VATICAN (CNS): “We cannot allow a tool as powerful and indispensable as artificial intelligence to reinforce such a [technocratic] paradigm, but rather, we must make artificial intelligence a bulwark” against the threat, Pope Francis said in his address on June 14 at the Group of Seven [G7] summit being held in southern Italy.
The pope called artificial intelligence “an exciting and fearsome tool.” It could be used to expand access to knowledge to everyone, to advance scientific research rapidly and to give “demanding and arduous work to machines,” he said.
“Yet at the same time, it could bring with it a greater injustice between advanced and developing nations or between dominant and oppressed social classes, raising the dangerous possibility that a ‘throwaway culture’ be preferred to a ‘culture of encounter,’” the pope said.
Pope Francis pointed out that like every tool and technology “the benefits or harm it will bring will depend on its use.”
He said, “This is precisely where political action is urgently needed,” pointing out that political leaders have a responsibility to create the conditions necessary for artificial intelligence to be at the service of humanity and to help mitigate its risks.
We cannot allow a tool as powerful and indispensable as artificial intelligence to reinforce such a [technocratic] paradigm, but rather, we must make artificial intelligence a bulwark
Many people believe politics is “a distasteful word, often due to the mistakes, corruption and inefficiency of some politicians—not all of them, some.
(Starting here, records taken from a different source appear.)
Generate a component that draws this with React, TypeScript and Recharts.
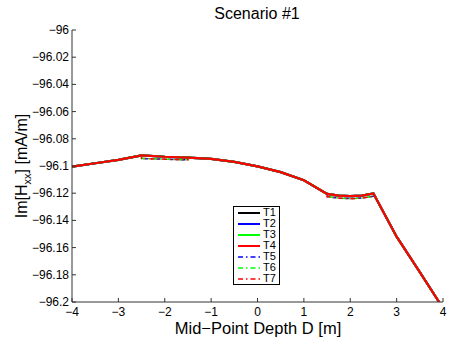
import { Line, LineChart, XAxis, YAxis } from "recharts";

const DEPTH = [-4, -3.5, -3, -2.5, -2, -1.5, -1, -0.5, 0, 0.5, 1, 1.5, 1.75, 2, 2.25, 2.5, 3, 3.5, 4];
// T1..T4 (solid) overlap exactly
const SOLID = [
  -96.1005, -96.098, -96.0955, -96.0922, -96.0932, -96.0938, -96.0948, -96.097, -96.1003, -96.1045,
  -96.1105, -96.1205, -96.1218, -96.1222, -96.1218, -96.1202, -96.152, -96.178, -96.2045,
];
// T5..T7 (dash-dot) sit a touch lower inside the two layers
const DASH_DEPTH = [-4, -3.5, -3, -2.5, -2.5, -2, -1.5, -1.5, -1, -0.5, 0, 0.5, 1, 1.5, 1.5, 1.75, 2, 2.25, 2.5, 2.5, 3, 3.5, 4];
const DASHED = [
  -96.1005, -96.098, -96.0955, -96.0922, -96.0945, -96.095, -96.0955, -96.0938, -96.0948, -96.097, -96.1003,
  -96.1045, -96.1105, -96.1205, -96.1225, -96.1236, -96.124, -96.1236, -96.1222, -96.1202, -96.152, -96.178, -96.2045,
];

const X_TICKS = [-4, -3, -2, -1, 0, 1, 2, 3, 4];
const Y_TICKS = [-96.2, -96.18, -96.16, -96.14, -96.12, -96.1, -96.08, -96.06, -96.04, -96.02, -96];

const SERIES = [
  { name: "T1", color: "#000000", dashed: false },
  { name: "T2", color: "#0000ff", dashed: false },
  { name: "T3", color: "#00ff00", dashed: false },
  { name: "T4", color: "#ff0000", dashed: false },
  { name: "T5", color: "#0000ff", dashed: true },
  { name: "T6", color: "#00ff00", dashed: true },
  { name: "T7", color: "#ff0000", dashed: true },
];

const solidData = DEPTH.map((d, i) => ({ d, v: SOLID[i] }));
const dashData = DASH_DEPTH.map((d, i) => ({ d, v: DASHED[i] }));

const FONT = "'Liberation Sans', Arial, Helvetica, sans-serif";
const DASH = "5 3 1.5 3";
const fmt = (v: number) => String(v).replace("-", "\u2212");

function YTick({ x, y, payload }: any) {
  return (
    <g>
      <line x1={x} x2={x + 4} y1={y} y2={y} stroke="#333" />
      <text x={x - 3} y={y} dy={4} textAnchor="end" fontSize={12} fill="#000" fontFamily={FONT}>
        {fmt(payload.value)}
      </text>
    </g>
  );
}

function XTick({ x, y, payload }: any) {
  return (
    <g>
      <line x1={x} x2={x} y1={y} y2={y - 4} stroke="#333" />
      <text x={x} y={y + 14} textAnchor="middle" fontSize={12} fill="#000" fontFamily={FONT}>
        {fmt(payload.value)}
      </text>
    </g>
  );
}

function LegendBox() {
  return (
    <div style={{ position: "absolute", left: 233, top: 206, border: "1px solid #000", background: "#fff",
      padding: "0 3px 0 4px", fontFamily: FONT, fontSize: 11, lineHeight: "11px" }}>
      {SERIES.map((s) => (
        <div key={s.name} style={{ display: "flex", alignItems: "center", height: 11 }}>
          <svg width={22} height={6}>
            <line x1={0} x2={22} y1={3} y2={3} stroke={s.color} strokeWidth={s.dashed ? 1.5 : 2}
              strokeDasharray={s.dashed ? DASH : undefined} />
          </svg>
          <span style={{ marginLeft: 3 }}>{s.name}</span>
        </div>
      ))}
    </div>
  );
}

// dashed series drawn first so the solid red sits on top, as in the original
const DRAW_ORDER = [4, 5, 6, 0, 1, 2, 3];

export default function App() {
  return (
    <div style={{ position: "absolute", left: 0, top: 0, width: 450, height: 338, background: "#fff" }}>
      <LineChart width={450} height={338} margin={{ top: 30, right: 7, bottom: 0, left: 0 }}>
        <text x={257} y={19} textAnchor="middle" fontSize={16} fontFamily={FONT} fill="#000">Scenario #1</text>
        <text x={258} y={334} textAnchor="middle" fontSize={16.5} fontFamily={FONT} fill="#000">Mid{"\u2212"}Point Depth D [m]</text>
        <text transform="translate(27,166) rotate(-90)" textAnchor="middle" fontSize={16} fontFamily={FONT} fill="#000">
          Im[H<tspan fontSize={11} dy={4}>xx</tspan><tspan dy={-4}>] [mA/m]</tspan>
        </text>
        <XAxis dataKey="d" type="number" domain={[-4, 4]} ticks={X_TICKS} height={36} interval={0}
          allowDuplicatedCategory={false} tickSize={0} tickMargin={0} tick={<XTick />} stroke="#333" />
        <YAxis type="number" domain={[-96.2, -96]} ticks={Y_TICKS} width={72} allowDataOverflow interval={0}
          tickSize={0} tickMargin={0} tick={<YTick />} stroke="#333" />
        {DRAW_ORDER.map((i) => {
          const s = SERIES[i];
          return (
            <Line key={s.name} data={s.dashed ? dashData : solidData} dataKey="v" name={s.name} stroke={s.color}
              strokeWidth={s.dashed ? 1.5 : 2.2} strokeDasharray={s.dashed ? DASH : undefined}
              strokeDashoffset={s.dashed ? (i - 4) * 3 : undefined} dot={false} isAnimationActive={false} />
          );
        })}
      </LineChart>
      <LegendBox />
    </div>
  );
}
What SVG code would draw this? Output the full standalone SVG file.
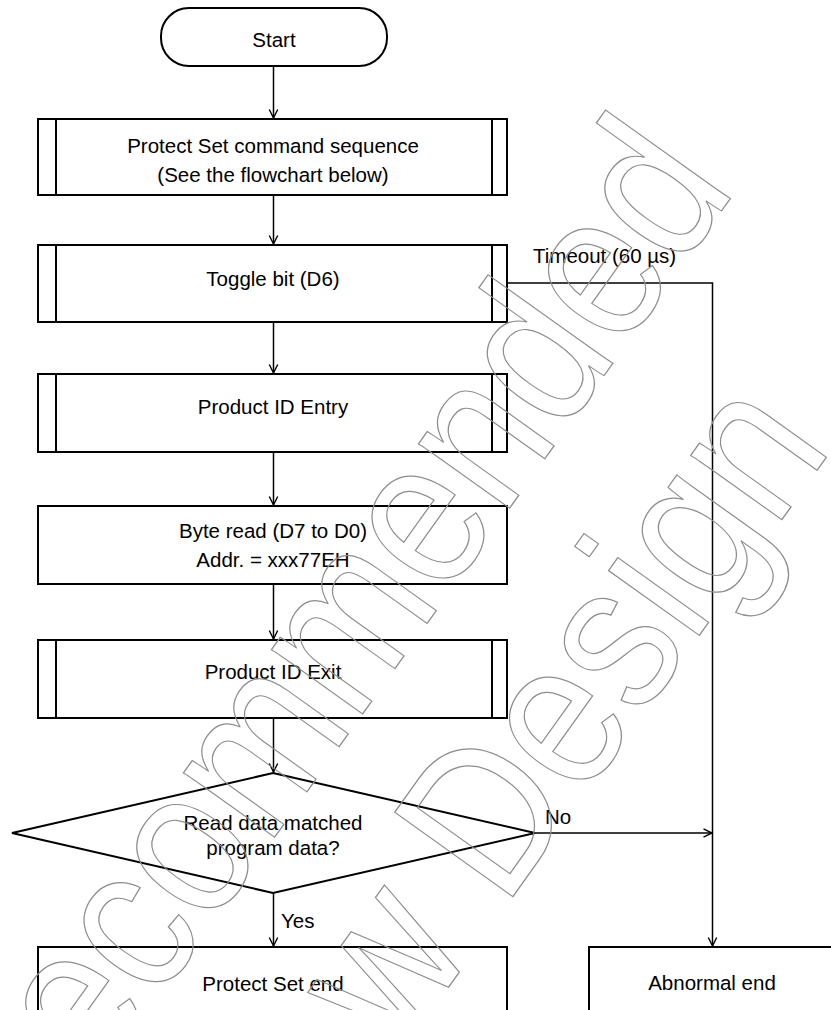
<svg xmlns="http://www.w3.org/2000/svg" width="831" height="1010" viewBox="0 0 831 1010">
  <defs>
    <marker id="arr" markerUnits="userSpaceOnUse" markerWidth="12" markerHeight="12" refX="9.5" refY="5" orient="auto">
      <path d="M1,0.8 L9.5,5 L1,9.2" fill="none" stroke="#000" stroke-width="1.4"/>
    </marker>
  </defs>
  <style>
    .box { fill: #fff; stroke: #000; stroke-width: 2; }
    .sub { fill: none; stroke: #000; stroke-width: 2; }
    .lbl { font-family: "Liberation Sans", Arial, sans-serif; font-size: 20.5px; fill: #000; text-anchor: middle; }
    .note { font-family: "Liberation Sans", Arial, sans-serif; font-size: 20.5px; fill: #000; }
    .conn { fill: none; stroke: #000; stroke-width: 1.5; }
    .wm { font-family: "Liberation Sans", Arial, sans-serif; font-size: 182px; fill: none; stroke: #8e8e8e; stroke-width: 1.1; text-anchor: middle; }
  </style>
  <rect width="831" height="1010" fill="#fff"/>

  <g id="start">
    <rect class="box" x="161" y="8" width="226" height="58" rx="28" ry="28"/>
    <text class="lbl" x="274" y="47">Start</text>
  </g>

  <g id="protect-set-seq">
    <rect class="box" x="38" y="119" width="469" height="76"/>
    <line class="sub" x1="56" y1="119" x2="56" y2="195"/>
    <line class="sub" x1="492" y1="119" x2="492" y2="195"/>
    <text class="lbl" x="273" y="153">Protect Set command sequence</text>
    <text class="lbl" x="273" y="182">(See the flowchart below)</text>
  </g>

  <g id="toggle-bit">
    <rect class="box" x="38" y="245" width="469" height="77"/>
    <line class="sub" x1="56" y1="245" x2="56" y2="322"/>
    <line class="sub" x1="492" y1="245" x2="492" y2="322"/>
    <text class="lbl" x="273" y="286">Toggle bit (D6)</text>
  </g>

  <g id="product-id-entry">
    <rect class="box" x="38" y="374" width="469" height="78"/>
    <line class="sub" x1="56" y1="374" x2="56" y2="452"/>
    <line class="sub" x1="492" y1="374" x2="492" y2="452"/>
    <text class="lbl" x="273" y="414">Product ID Entry</text>
  </g>

  <g id="byte-read">
    <rect class="box" x="38" y="506" width="469" height="78"/>
    <text class="lbl" x="273" y="538">Byte read (D7 to D0)</text>
    <text class="lbl" x="273" y="567">Addr. = xxx77EH</text>
  </g>

  <g id="product-id-exit">
    <rect class="box" x="38" y="640" width="469" height="78"/>
    <line class="sub" x1="56" y1="640" x2="56" y2="718"/>
    <line class="sub" x1="492" y1="640" x2="492" y2="718"/>
    <text class="lbl" x="273" y="679">Product ID Exit</text>
  </g>

  <g id="decision">
    <polygon class="box" points="273,773 535,833 273,893 12,833"/>
    <text class="lbl" x="273" y="830">Read data matched</text>
    <text class="lbl" x="273" y="855">program data?</text>
  </g>

  <g id="protect-set-end">
    <rect class="box" x="38" y="947" width="469" height="80"/>
    <text class="lbl" x="273" y="991">Protect Set end</text>
  </g>

  <g id="abnormal-end">
    <rect class="box" x="589" y="947" width="250" height="80"/>
    <text class="lbl" x="712" y="990">Abnormal end</text>
  </g>

  <g id="connectors">
    <line class="conn" x1="273.5" y1="66" x2="273.5" y2="118" marker-end="url(#arr)"/>
    <line class="conn" x1="273.5" y1="195" x2="273.5" y2="244" marker-end="url(#arr)"/>
    <line class="conn" x1="273.5" y1="322" x2="273.5" y2="373" marker-end="url(#arr)"/>
    <line class="conn" x1="273.5" y1="452" x2="273.5" y2="505" marker-end="url(#arr)"/>
    <line class="conn" x1="273.5" y1="584" x2="273.5" y2="639" marker-end="url(#arr)"/>
    <line class="conn" x1="273.5" y1="718" x2="273.5" y2="772" marker-end="url(#arr)"/>
    <line class="conn" x1="273.5" y1="893" x2="273.5" y2="946" marker-end="url(#arr)"/>
    <polyline class="conn" points="507,283 712.5,283 712.5,946" marker-end="url(#arr)"/>
    <line class="conn" x1="535" y1="833" x2="712" y2="833" marker-end="url(#arr)"/>
    <text class="note" x="533" y="263">Timeout (60 µs)</text>
    <text class="note" x="545" y="824">No</text>
    <text class="note" x="281" y="928">Yes</text>
  </g>

  <g id="watermark" transform="translate(282,827) rotate(-54.5) scale(1,1.16)">
    <text class="wm" x="0" y="0">Not Recommended</text>
    <text class="wm" x="7" y="197">for New Design</text>
  </g>
</svg>
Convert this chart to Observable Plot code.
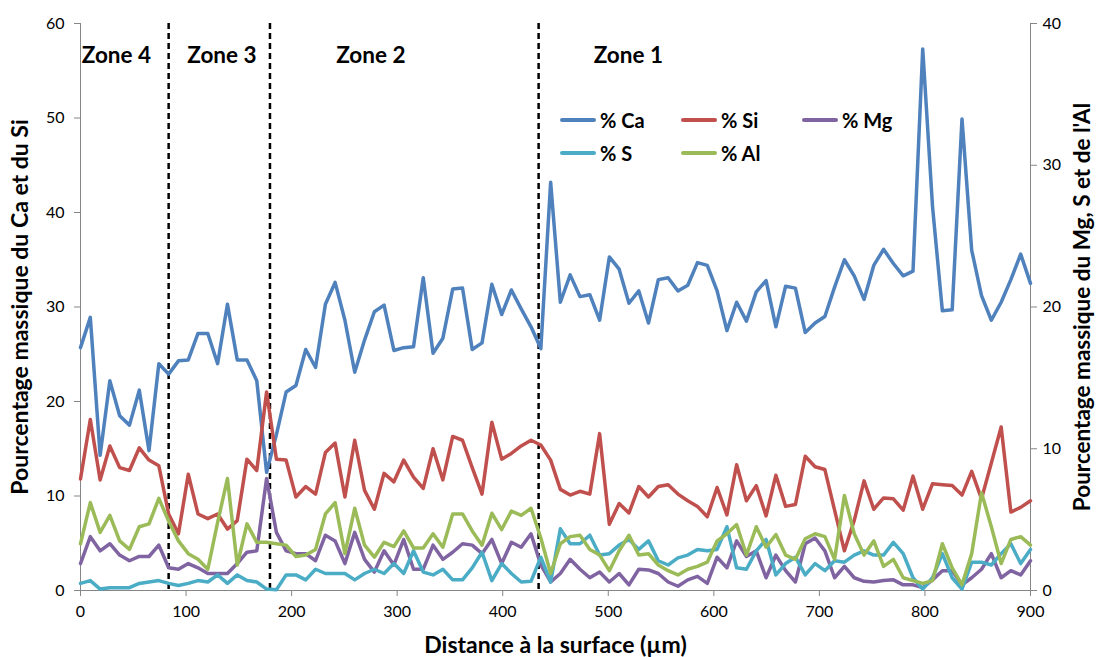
<!DOCTYPE html>
<html>
<head>
<meta charset="utf-8">
<script src="https://cdn.jsdelivr.net/npm/d3@7"></script>
<script src="https://cdn.jsdelivr.net/npm/@observablehq/plot@0.6"></script>
<style>
  body { margin: 0; background: #fff; }
  #wrap { position: relative; width: 1097px; height: 657px; font-family: Lato, "Liberation Sans", sans-serif; }
  #legend { position: absolute; left: 560px; top: 103px; display: grid; grid-template-columns: 121px 121px 121px; }
  .item { display: flex; align-items: center; height: 33px; font-weight: bold; font-size: 20px; color: #000; white-space: nowrap; }
  .sw { width: 36px; height: 4px; border-radius: 2px; margin-right: 4px; }
</style>
</head>
<body>
<div id="wrap"><div id="legend"></div></div>
<script>
// ---- data ----
const xPos = [0,9.3,18.6,27.8,37.1,46.4,55.7,64.9,74.2,83.5,92.8,102.1,111.3,120.6,129.9,139.2,148.5,157.7,167.0,176.3,
  185.6,194.8,204.1,213.4,222.7,232.0,241.2,250.5,259.8,269.1,278.4,287.6,296.9,306.2,315.5,324.7,334.0,343.3,352.6,361.9,
  371.1,380.4,389.7,399.0,408.2,417.5,426.8,436.1,445.4,454.6,463.9,473.2,482.5,491.8,501.0,510.3,519.6,528.9,538.1,547.4,
  556.7,566.0,575.3,584.5,593.8,603.1,612.4,621.6,630.9,640.2,649.5,658.8,668.0,677.3,686.6,695.9,705.2,714.4,723.7,733.0,
  742.3,751.5,760.8,770.1,779.4,788.7,797.9,807.2,816.5,825.8,835.1,844.3,853.6,862.9,872.2,881.4,890.7,900.0];

// left axis (% mass)
const ca = [25.7,28.9,14.3,22.2,18.5,17.5,21.2,14.8,24.0,22.9,24.3,24.4,27.2,27.2,24.0,30.3,24.4,24.4,22.2,12.5,
  16.5,21.0,21.7,25.5,23.6,30.3,32.6,28.6,23.1,26.5,29.5,30.2,25.4,25.7,25.8,33.1,25.1,26.7,31.9,32.0,
  25.5,26.2,32.4,29.2,31.8,29.8,27.9,25.6,43.2,30.5,33.4,31.1,31.3,28.6,35.3,34.0,30.4,31.7,28.3,32.9,
  33.1,31.7,32.3,34.7,34.4,31.7,27.5,30.5,28.5,31.6,32.8,27.9,32.2,32.0,27.3,28.3,29.0,32.1,35.0,33.3,
  30.8,34.4,36.1,34.6,33.3,33.8,57.3,40.6,29.6,29.7,49.9,36.0,31.2,28.6,30.5,32.9,35.6,32.5];
const si = [11.8,18.1,11.7,15.3,13.0,12.7,15.1,13.8,13.2,8.1,6.0,12.3,8.1,7.6,8.1,6.5,7.4,13.9,12.7,21.0,
  13.9,13.8,9.9,11.0,10.2,14.6,15.6,9.9,15.9,10.6,8.6,12.4,11.5,13.8,12.0,10.8,15.0,11.7,16.3,15.9,
  13.0,10.2,17.8,13.9,14.5,15.3,15.9,15.4,13.8,10.7,10.1,10.5,10.2,16.6,7.0,9.2,8.2,11.0,9.9,11.0,
  11.2,10.2,9.5,8.9,7.8,10.9,8.0,13.3,9.5,11.1,7.9,12.2,8.9,9.1,14.2,13.1,12.8,8.5,4.2,7.4,
  11.6,8.6,9.8,9.7,8.5,12.1,8.6,11.3,11.2,11.1,10.1,12.6,9.7,13.5,17.3,8.3,8.8,9.5];

// right axis (% mass)
const mg = [1.9,3.8,2.8,3.3,2.5,2.1,2.4,2.4,3.2,1.6,1.5,1.9,1.6,1.2,1.2,1.2,1.9,2.7,2.8,7.9,
  4.1,2.8,2.6,2.6,2.1,3.9,3.5,1.9,4.1,2.2,1.3,2.8,1.8,3.6,1.5,1.5,3.2,2.2,2.7,3.3,
  3.2,2.6,3.6,1.9,3.4,3.05,4.0,1.8,0.6,1.2,2.2,1.5,0.9,1.3,0.6,1.2,0.4,1.5,1.45,1.2,
  0.6,0.3,0.75,1.0,0.5,2.35,1.6,3.5,2.4,2.8,0.9,2.5,1.4,0.6,3.3,3.7,2.8,0.9,1.7,0.9,
  0.65,0.6,0.7,0.75,0.4,0.4,0.2,0.75,1.4,1.4,0.4,0.9,1.5,2.6,0.9,1.4,1.1,2.1];
const s = [0.5,0.7,0.1,0.2,0.2,0.2,0.5,0.6,0.7,0.5,0.35,0.5,0.7,0.6,1.1,0.5,1.1,0.7,0.6,0.1,
  0.05,1.1,1.1,0.75,1.5,1.2,1.2,1.2,0.75,1.2,1.5,1.2,1.9,1.2,2.8,1.3,1.1,1.5,0.75,0.75,
  1.6,2.7,0.7,1.9,1.2,0.6,0.65,2.35,0.6,4.35,3.3,3.3,3.9,2.5,2.6,3.2,3.6,2.9,3.5,2.1,
  1.8,2.3,2.5,2.9,2.8,2.9,4.5,1.6,1.5,2.8,3.6,1.1,1.9,2.35,1.1,1.9,1.4,2.1,2.0,2.5,
  2.8,2.5,2.5,3.4,2.6,0.9,0.1,0.9,2.6,0.9,0.1,2.0,2.0,1.8,2.6,3.3,1.9,2.9];
const al = [3.3,6.2,4.1,5.3,3.5,2.9,4.5,4.7,6.5,4.9,3.5,2.6,2.2,1.5,4.8,7.9,1.8,4.7,3.4,3.4,
  3.3,3.2,2.4,2.5,2.9,5.4,6.2,2.6,5.8,3.2,2.35,3.4,3.1,4.2,3.0,3.0,4.0,3.05,5.4,5.4,
  4.2,3.2,5.45,4.3,5.6,5.3,5.8,3.7,1.2,3.3,3.8,3.9,2.9,2.5,1.4,2.8,3.9,2.5,2.6,1.8,
  1.4,1.1,1.5,1.7,2.0,3.5,4.0,4.65,2.5,4.5,3.05,3.95,2.5,2.2,3.65,4.0,3.8,2.2,6.7,4.0,
  2.5,3.5,1.7,2.2,0.9,0.7,0.5,0.7,3.3,1.6,0.4,2.6,6.9,4.5,1.9,3.6,3.8,3.2];

const seriesNames = ["% Ca", "% Si", "% Mg", "% S", "% Al"];
const seriesColors = ["#4F81BD", "#C0504D", "#8064A2", "#4BACC6", "#9BBB59"];
const seriesAxis = ["left", "left", "right", "right", "right"];
const seriesValues = [ca, si, mg, s, al];

const leftTicks = [0, 10, 20, 30, 40, 50, 60];
const rightTicks = [0, 10, 20, 30, 40];
const xTicks = [0, 100, 200, 300, 400, 500, 600, 700, 800, 900];

const zoneBoundaries = [83.5, 179.5, 434];
const zoneNames = ["Zone 4", "Zone 3", "Zone 2", "Zone 1"];
const zoneLabelX = [34, 134, 275, 519];

const xTitle = "Distance à la surface (µm)";
const yLeftTitle = "Pourcentage massique du Ca et du Si";
const yRightTitle = "Pourcentage massique du Mg, S et de l'Al";

// ---- chart ----
const leftMax = 60, rightMax = 40, k = leftMax / rightMax;
const font = "Lato, 'Liberation Sans', sans-serif";
const axisColor = "#868686";
const titleSize = 23;

const lineMarks = seriesNames.map((name, j) => {
  const scale = seriesAxis[j] === "left" ? 1 : k;
  const rows = xPos.map((x, i) => ({x, y: seriesValues[j][i] * scale}));
  return Plot.line(rows, {x: "x", y: "y", stroke: seriesColors[j], strokeWidth: 3.5, strokeLinejoin: "round", strokeLinecap: "round"});
});

const chart = Plot.plot({
  width: 1097,
  height: 657,
  marginLeft: 80,
  marginRight: 67,
  marginTop: 23,
  marginBottom: 67,
  style: {fontFamily: font, background: "#fff", color: "#000"},
  x: {domain: [0, 900], label: null},
  y: {domain: [0, leftMax], label: null},
  marks: [
    Plot.ruleX([0, 900], {stroke: axisColor, strokeWidth: 1}),
    Plot.ruleY([0], {stroke: axisColor, strokeWidth: 1}),
    Plot.axisX({ticks: xTicks, tickSize: 6, tickPadding: 9, stroke: axisColor, fill: "#000", fontSize: 16, label: null, tickFormat: d => String(d)}),
    Plot.axisY({anchor: "left", ticks: leftTicks, tickSize: 6, tickPadding: 10, stroke: axisColor, fill: "#000", fontSize: 16, label: null, tickFormat: d => String(d)}),
    Plot.axisY({anchor: "right", ticks: rightTicks.map(d => d * k), tickSize: 6, tickPadding: 6, stroke: axisColor, fill: "#000", fontSize: 16, label: null, tickFormat: d => String(Math.round(d / k))}),
    Plot.ruleX(zoneBoundaries, {stroke: "#000", strokeWidth: 2.5, strokeDasharray: "6,4"}),
    ...lineMarks,
    Plot.text(zoneNames, {x: zoneLabelX, text: zoneNames, frameAnchor: "top", lineAnchor: "middle", textAnchor: "middle", dy: 32, fontSize: 22.5, fontWeight: "bold", fill: "#000"}),
    Plot.text([xTitle], {text: d => d, frameAnchor: "bottom", lineAnchor: "middle", textAnchor: "middle", dy: 55, fontSize: titleSize, fontWeight: "bold", fill: "#000"}),
    Plot.text([yLeftTitle], {text: d => d, frameAnchor: "left", lineAnchor: "middle", textAnchor: "middle", dx: -60, rotate: -90, fontSize: titleSize, fontWeight: "bold", fill: "#000"}),
    Plot.text([yRightTitle], {text: d => d, frameAnchor: "right", lineAnchor: "middle", textAnchor: "middle", dx: 52, rotate: -90, fontSize: 22.5, fontWeight: "bold", fill: "#000"})
  ]
});

const wrap = document.getElementById("wrap");
wrap.insertBefore(chart, wrap.firstChild);

// legend (two rows, three columns, as in the reference)
const legend = document.getElementById("legend");
seriesNames.forEach((name, j) => {
  const item = document.createElement("div");
  item.className = "item";
  const sw = document.createElement("span");
  sw.className = "sw";
  sw.style.background = seriesColors[j];
  const label = document.createElement("span");
  label.textContent = name;
  item.appendChild(sw);
  item.appendChild(label);
  legend.appendChild(item);
});
</script>
</body>
</html>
There are also attempts to discredit politics, to replace it with economics or to twist it to one ideology or another,” he said.
But the world cannot function without healthy politics, the pope said, and effective progress toward “universal fraternity and social peace” requires a sound political life.
The pope addressed leaders at the G7’s special “outreach” session dedicated to artificial intelligence. In addition to members—the United States, Japan, Canada, Germany, France, Italy and Great Britain—the forum included specially invited heads of state, including the leaders of Argentina, India and Brazil.
Because of time limits set for speakers, the pope read only a portion of his five-page speech, although the full text was made part of the official record.
While he called for the global community to find shared principles for a more ethical use of AI, Pope Francis also called for an outright ban of certain applications.
While he called for the global community to find shared principles for a more ethical use of AI, Pope Francis also called for an outright ban of certain applications
For example, the pope repeated his insistence that so-called “lethal autonomous weapons” be banned, saying “no machine should ever choose to take the life of a human being.”
Decision-making “must always be left to the human person,” he said. Human dignity itself depends on there being proper human control over the choices made by artificial intelligence programmes.
Humanity would be condemned to a future without hope “if we took away people’s ability to make decisions about themselves and their lives, by dooming them to depend on the choices of machines,” he said.
In his text, he specifically criticised judges using AI with prisoner’s personal data, such as their ethnicity, background, education, psychological assessments and credit rating, to determine whether the prisoner is likely to re-offend upon release and therefore require home-confinement.
Pope Francis also cautioned—students especially—against “generative artificial intelligence,” which are “magnificent tools” and easily make available online “applications for composing a text or producing an image on any theme or subject.”
[Generative AI] not only runs the risk of legitimising fake news and strengthening a dominant culture’s advantage, but, in short, it also undermines the educational process itself
However, the pope said, these tools are not “generative,” because they do not develop new analyses or concepts; they are merely “reinforcing” as they can only repeat what they find, giving it “an appealing form” and “without checking whether it contains errors or preconceptions.”
Generative AI “not only runs the risk of legitimising fake news and strengthening a dominant culture’s advantage, but, in short, it also undermines the educational process itself,” his text said.
“It is precisely the ethos concerning the understanding of the value and dignity of the human person that is most at risk in the implementation and development of these systems,” he told the G7 leaders. “Indeed, we must remember that no innovation is neutral.”
Technology impacts social relations in some way and represents some kind of “arrangement of power, thus enabling certain people to perform specific actions while preventing others from performing different ones,” he said. “In a more or less explicit way, this constitutive power dimension of technology always includes the worldview of those who invented and developed it.”
In order for artificial intelligence programmes to be tools that build up the good and create a better tomorrow, he said, “they must always be aimed at the good of every human being,” and they must have an ethical inspiration, underlining his support of the Rome Call for AI Ethics launched in 2020.
It is up to everyone to “make good use” of artificial intelligence, he said, “but the onus is on politics to create the conditions for such good use to be possible and fruitful.”
The 50th G7 summit was held in Borgo Egnazia in Puglia, from June 13-15 to discuss a series of global issues, including migration, climate change and development in Africa, and the situation in the Middle East and Ukraine. The pope was scheduled to meet privately with 10 heads of state and global leaders in bilateral meetings before and after his talk, including US president, Joe Biden, and Ukrainian president, Volodymyr Zelenskyy.